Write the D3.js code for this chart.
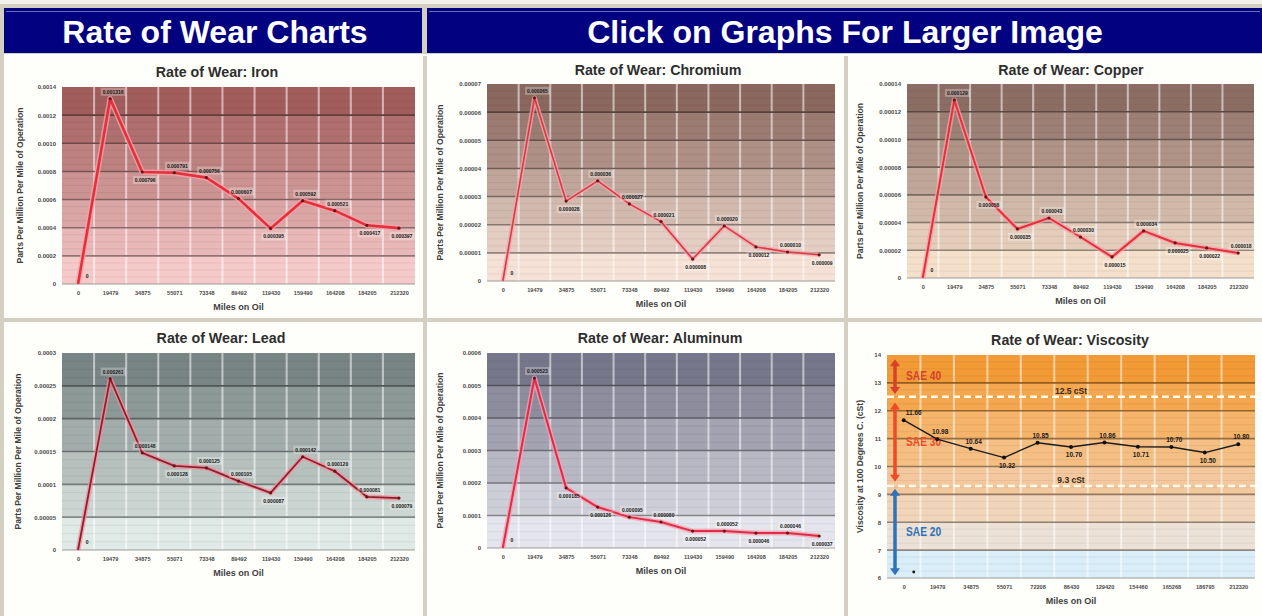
<!DOCTYPE html>
<html>
<head>
<meta charset="utf-8">
<script src="https://cdn.jsdelivr.net/npm/d3@7"></script>
<style>
body { margin: 0; background: #ffffff; }
svg { display: block; font-family: "Liberation Sans", Arial, sans-serif; }
</style>
</head>
<body>
<svg id="page" width="1262" height="616"></svg>
<script>
var headers = ["Rate of Wear Charts", "Click on Graphs For Larger Image"];

var miles = ["0", "19479", "34875", "55071", "73348", "89492", "119430", "159490", "164208", "184205", "212320"];
var viscMiles = ["0", "19479", "34875", "55071", "72208", "86430", "129420", "154460", "165268", "186795", "212320"];

var ironValues = [0, 0.001316, 0.000796, 0.000791, 0.000756, 0.000607, 0.000395, 0.000592, 0.000521, 0.000417, 0.000397];
var chromiumValues = [0, 0.0000651, 0.0000284, 0.0000356, 0.0000274, 0.0000211, 0.0000078, 0.0000196, 0.0000121, 0.0000103, 0.0000093];
var copperValues = [0, 0.0001285, 0.0000585, 0.0000354, 0.0000433, 0.0000296, 0.0000152, 0.000034, 0.0000253, 0.0000217, 0.000018];
var leadValues = [0, 0.000261, 0.000148, 0.000128, 0.000125, 0.000105, 0.000087, 0.000142, 0.00012, 0.000081, 0.000079];
var aluminumValues = [0, 0.000523, 0.000185, 0.000126, 0.000095, 0.00008, 0.000052, 0.000052, 0.000046, 0.000046, 0.000037];
var viscosityValues = [11.66, 10.98, 10.64, 10.32, 10.85, 10.70, 10.86, 10.71, 10.70, 10.50, 10.80];

var ironTicks = [0, 0.0002, 0.0004, 0.0006, 0.0008, 0.0010, 0.0012, 0.0014];
var chromiumTicks = [0, 0.00001, 0.00002, 0.00003, 0.00004, 0.00005, 0.00006, 0.00007];
var copperTicks = [0, 0.00002, 0.00004, 0.00006, 0.00008, 0.00010, 0.00012, 0.00014];
var leadTicks = [0, 0.00005, 0.0001, 0.00015, 0.0002, 0.00025, 0.0003];
var aluminumTicks = [0, 0.0001, 0.0002, 0.0003, 0.0004, 0.0005, 0.0006];
var viscosityTicks = [6, 7, 8, 9, 10, 11, 12, 13, 14];

// oil grade limits on the viscosity chart (cSt)
var gradeLines = [12.5, 9.3];
var gradeNames = ["SAE 40", "SAE 30", "SAE 20"];
var gradeRanges = [[13.85, 12.6], [12.3, 9.45], [9.2, 6.1]];

// which side of the point each value label sits on (a = above, b = below)
var ironSides = "-abaaabaabb";
var chromiumSides = "-abaaababab";
var copperSides = "-abbaababba";
var leadSides = "-aabaabaaab";
var aluminumSides = "-abbaababab";
var viscositySides = "aaababababa";

var svg = d3.select("#page");

// ---- table frame ----
svg.append("rect").attr("width", 1262).attr("height", 616).attr("fill", "#d3cfc2");
svg.append("rect").attr("width", 1262).attr("height", 4).attr("fill", "#f3f1ea");

var headCells = [{x: 4, w: 418, cx: 215}, {x: 427, w: 835, cx: 845}];
headCells.forEach(function(c, i) {
    svg.append("rect").attr("x", c.x).attr("y", 8).attr("width", c.w).attr("height", 45).attr("fill", "#02017f");
    svg.append("line").attr("x1", c.x + 2).attr("x2", c.x + c.w - 2).attr("y1", 11.5).attr("y2", 11.5)
        .attr("stroke", "#6c6cb4").attr("stroke-width", 1);
    svg.append("text").attr("x", c.cx).attr("y", 43).attr("text-anchor", "middle")
        .attr("fill", "#ffffff").style("font-family", "Arial, 'Liberation Sans', sans-serif")
        .style("font-weight", "bold").style("font-size", "32px").text(headers[i]);
});
svg.append("rect").attr("x", 4).attr("y", 54).attr("width", 1258).attr("height", 2).attr("fill", "#ffffff");

var bodyCells = [
    {x: 4, y: 56, w: 419, h: 262}, {x: 427, y: 56, w: 417, h: 262}, {x: 848, y: 56, w: 414, h: 262},
    {x: 4, y: 322, w: 419, h: 294}, {x: 427, y: 322, w: 417, h: 294}, {x: 848, y: 322, w: 414, h: 294}
];
bodyCells.forEach(function(c) {
    svg.append("rect").attr("x", c.x).attr("y", c.y).attr("width", c.w).attr("height", c.h).attr("fill", "#fefefb");
});

// ---- chart panels ----
var panels = [
    {title: "Rate of Wear: Iron", cats: miles, values: ironValues, ticks: ironTicks, sides: ironSides,
     tickFmt: ".4f", lblFmt: ".6f", x0: 62, x1: 415, y0: 87, y1: 284, titleX: 217, titleY: 77, yTitleX: 20,
     top: "#a15d5c", bottom: "#f6c9c9", line: "#e5303c", glow: "#f7a3aa", lineW: 2.6},
    {title: "Rate of Wear: Chromium", cats: miles, values: chromiumValues, ticks: chromiumTicks, sides: chromiumSides,
     tickFmt: ".5f", lblFmt: ".6f", x0: 487, x1: 835, y0: 84, y1: 281, titleX: 658, titleY: 75, yTitleX: 440,
     top: "#8a685e", bottom: "#f6e1d6", line: "#d93a44", glow: "#f3a7ad", lineW: 1.6},
    {title: "Rate of Wear: Copper", cats: miles, values: copperValues, ticks: copperTicks, sides: copperSides,
     tickFmt: ".5f", lblFmt: ".6f", x0: 907, x1: 1254, y0: 84, y1: 278, titleX: 1071, titleY: 75, yTitleX: 860,
     top: "#8c6d64", bottom: "#f4dfcb", line: "#e3303a", glow: "#f5a2a8", lineW: 2},
    {title: "Rate of Wear: Lead", cats: miles, values: leadValues, ticks: leadTicks, sides: leadSides,
     tickFmt: "~f", lblFmt: ".6f", x0: 62, x1: 415, y0: 353, y1: 550, titleX: 221, titleY: 343, yTitleX: 18,
     top: "#798584", bottom: "#dfe9e5", line: "#8c2030", glow: "#f58c9a", lineW: 1.8},
    {title: "Rate of Wear: Aluminum", cats: miles, values: aluminumValues, ticks: aluminumTicks, sides: aluminumSides,
     tickFmt: ".4f", lblFmt: ".6f", x0: 487, x1: 835, y0: 353, y1: 548, titleX: 660, titleY: 343, yTitleX: 440,
     top: "#77778b", bottom: "#e4e4ec", line: "#e02c48", glow: "#f5a0b0", lineW: 2},
    {title: "Rate of Wear: Viscosity", cats: viscMiles, values: viscosityValues, ticks: viscosityTicks, sides: viscositySides,
     tickFmt: "d", lblFmt: ".2f", x0: 887, x1: 1255, y0: 355, y1: 578, titleX: 1070, titleY: 345, yTitleX: 860,
     line: "#1c1c1c", glow: "none", lineW: 1.4, viscosity: true}
];

var viscBandColors = ["#d9eef8", "#ebe1d6", "#f1d5bb", "#f4c89e", "#f5bf84", "#f5b46a", "#f4a74e", "#f29b36"];

panels.forEach(drawPanel);

function drawPanel(p) {
    var g = svg.append("g");
    var x = d3.scalePoint().domain(p.cats).range([p.x0, p.x1]).padding(0.5);
    var y = d3.scaleLinear().domain([p.ticks[0], p.ticks[p.ticks.length - 1]]).range([p.y1, p.y0]);
    var n = p.ticks.length - 1;
    var shade = p.viscosity ? null : d3.interpolateRgb(p.bottom, p.top);

    // banded background
    for (var i = 0; i < n; i++) {
        var fill = p.viscosity ? viscBandColors[i] : shade(i / (n - 1));
        var yt = y(p.ticks[i + 1]), yb = y(p.ticks[i]);
        g.append("rect").attr("x", p.x0).attr("y", yt).attr("width", p.x1 - p.x0).attr("height", yb - yt).attr("fill", fill);
        var minor = d3.color(fill).darker(0.5);
        [0.25, 0.5, 0.75].forEach(function(f) {
            g.append("line").attr("x1", p.x0).attr("x2", p.x1)
                .attr("y1", yt + (yb - yt) * f).attr("y2", yt + (yb - yt) * f)
                .attr("stroke", minor).attr("stroke-opacity", 0.35).attr("stroke-width", 1);
        });
    }

    // vertical stripes between categories
    var step = x.step();
    p.cats.slice(1).forEach(function(c) {
        g.append("line").attr("x1", x(c) - step / 2).attr("x2", x(c) - step / 2).attr("y1", p.y0).attr("y2", p.y1)
            .attr("stroke", "#ffffff").attr("stroke-opacity", 0.55).attr("stroke-width", 2);
    });

    // major gridlines
    p.ticks.slice(1, -1).forEach(function(t, i) {
        var base = p.viscosity ? viscBandColors[i + 1] : shade((i + 0.5) / (n - 1));
        g.append("line").attr("x1", p.x0).attr("x2", p.x1).attr("y1", y(t)).attr("y2", y(t))
            .attr("stroke", d3.color(base).darker(1.4)).attr("stroke-width", 1.6);
    });
    g.append("line").attr("x1", p.x0).attr("x2", p.x1).attr("y1", p.y1).attr("y2", p.y1)
        .attr("stroke", "#9a9a9a").attr("stroke-width", 1);

    if (p.viscosity) drawGrades(g, p, x, y);

    // axes text
    var yAxis = d3.axisLeft(y).tickValues(p.ticks).tickSize(0).tickPadding(6)
        .tickFormat(function(d) { return d === 0 ? "0" : d3.format(p.tickFmt)(d); });
    var ya = g.append("g").attr("transform", "translate(" + p.x0 + ",0)").call(yAxis);
    ya.select(".domain").remove();
    ya.selectAll("text").attr("fill", "#4a4a4a").style("font-size", "6px").style("font-weight", "bold");

    var xAxis = d3.axisBottom(x).tickSize(0).tickPadding(7);
    var xa = g.append("g").attr("transform", "translate(0," + p.y1 + ")").call(xAxis);
    xa.select(".domain").remove();
    xa.selectAll("text").attr("fill", "#4a4a4a").style("font-size", "5.6px").style("font-weight", "bold");

    g.append("text").attr("x", p.titleX).attr("y", p.titleY).attr("text-anchor", "middle")
        .attr("fill", "#2e2e2e").style("font-size", "15.5px").style("font-weight", "bold")
        .attr("transform", "translate(" + p.titleX + ",0) scale(0.92,1) translate(" + (-p.titleX) + ",0)")
        .text(p.title);
    g.append("text").attr("x", (p.x0 + p.x1) / 2).attr("y", p.y1 + 26).attr("text-anchor", "middle")
        .attr("fill", "#3e3e3e").style("font-size", "9px").style("font-weight", "bold").text("Miles on Oil");
    var cy = (p.y0 + p.y1) / 2;
    g.append("text").attr("transform", "translate(" + (p.yTitleX + 3) + "," + cy + ") rotate(-90)")
        .attr("text-anchor", "middle").attr("fill", "#3e3e3e").style("font-size", "8.6px").style("font-weight", "bold")
        .text(p.viscosity ? "Viscosity at 100 Degrees C. (cSt)" : "Parts Per Million Per Mile of Operation");

    // series line
    var pts = p.values.map(function(v, i) { return [x(p.cats[i]), y(v)]; });
    var line = d3.line();
    if (p.glow !== "none") {
        g.append("path").attr("d", line(pts)).attr("fill", "none").attr("stroke", p.glow)
            .attr("stroke-opacity", 0.75).attr("stroke-width", p.lineW + 3).attr("stroke-linejoin", "round");
    }
    g.append("path").attr("d", line(pts)).attr("fill", "none").attr("stroke", p.line)
        .attr("stroke-width", p.lineW).attr("stroke-linejoin", "round");
    g.selectAll("circle.pt").data(pts.slice(p.viscosity ? 0 : 1)).enter().append("circle")
        .attr("cx", function(d) { return d[0]; }).attr("cy", function(d) { return d[1]; })
        .attr("r", p.viscosity ? 2 : 1.6).attr("fill", p.viscosity ? "#111" : "#6a1418");

    // value labels
    p.values.forEach(function(v, i) {
        var s = p.sides.charAt(i);
        var px = pts[i][0], py = pts[i][1];
        var txt, tx, ty;
        if (s === "-") { txt = "0"; tx = px + 9; ty = py - 6; }
        else {
            txt = d3.format(p.lblFmt)(v);
            tx = px + (p.viscosity && i === 0 ? 10 : 3);
            ty = s === "a" ? py - 5 : py + 10;
        }
        var lg = g.append("g");
        var t = lg.append("text").attr("x", tx).attr("y", ty).attr("text-anchor", "middle")
            .attr("fill", "#1a1a1a").style("font-size", p.viscosity ? "6.5px" : "5px").style("font-weight", "bold")
            .text(txt);
        if (s !== "-" && !p.viscosity) {
            var bb = t.node().getBBox();
            lg.insert("rect", "text").attr("x", bb.x - 2).attr("y", bb.y - 1).attr("width", bb.width + 4)
                .attr("height", bb.height + 2).attr("fill", "#ffffff").attr("fill-opacity", 0.28);
        }
    });
    if (p.viscosity) {
        g.append("circle").attr("cx", x(p.cats[0]) + 10).attr("cy", y(6) - 6).attr("r", 1.4).attr("fill", "#111");
    }
}

function drawGrades(g, p, x, y) {
    gradeLines.forEach(function(v) {
        g.append("line").attr("x1", p.x0).attr("x2", p.x1).attr("y1", y(v)).attr("y2", y(v))
            .attr("stroke", "#fffbe8").attr("stroke-width", 2.4).attr("stroke-dasharray", "7,4");
        g.append("text").attr("x", (p.x0 + p.x1) / 2).attr("y", y(v) - 3).attr("text-anchor", "middle")
            .attr("fill", "#3a2a18").style("font-size", "8.5px").style("font-weight", "bold").text(v + " cSt");
    });
    var colors = ["#d8402a", "#ef4a26", "#2f72b8"];
    var ax = p.x0 + 8;
    gradeRanges.forEach(function(r, i) {
        var c = colors[i], ya = y(r[0]), yb = y(r[1]);
        g.append("line").attr("x1", ax).attr("x2", ax).attr("y1", ya + 5).attr("y2", yb - 5)
            .attr("stroke", c).attr("stroke-width", 3.5);
        [[ya, -1], [yb, 1]].forEach(function(e) {
            g.append("path").attr("fill", c)
                .attr("d", "M" + (ax - 5) + "," + (e[0] - 7 * e[1]) + "L" + (ax + 5) + "," + (e[0] - 7 * e[1]) + "L" + ax + "," + e[0] + "Z");
        });
        g.append("text").attr("x", ax + 11).attr("y", (ya + yb) / 2 + 4 - (i === 0 ? 1 : 0))
            .attr("fill", c).style("font-size", "12px").style("font-weight", "bold")
            .attr("transform", "translate(" + (ax + 11) + ",0) scale(0.85,1) translate(" + (-(ax + 11)) + ",0)")
            .text(gradeNames[i]);
    });
}
</script>
</body>
</html>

— WORK TO BE COMPLETED —
Repeat the listing above exactly from its first line to the line containing "on Graphs For", both included, and omit the pictures.

— THE RESULT —
Write the D3.js code for this chart.
<!DOCTYPE html>
<html>
<head>
<meta charset="utf-8">
<script src="https://cdn.jsdelivr.net/npm/d3@7"></script>
<style>
body { margin: 0; background: #ffffff; }
svg { display: block; font-family: "Liberation Sans", Arial, sans-serif; }
</style>
</head>
<body>
<svg id="page" width="1262" height="616"></svg>
<script>
var headers = ["Rate of Wear Charts", "Click on Graphs For Larger Image"];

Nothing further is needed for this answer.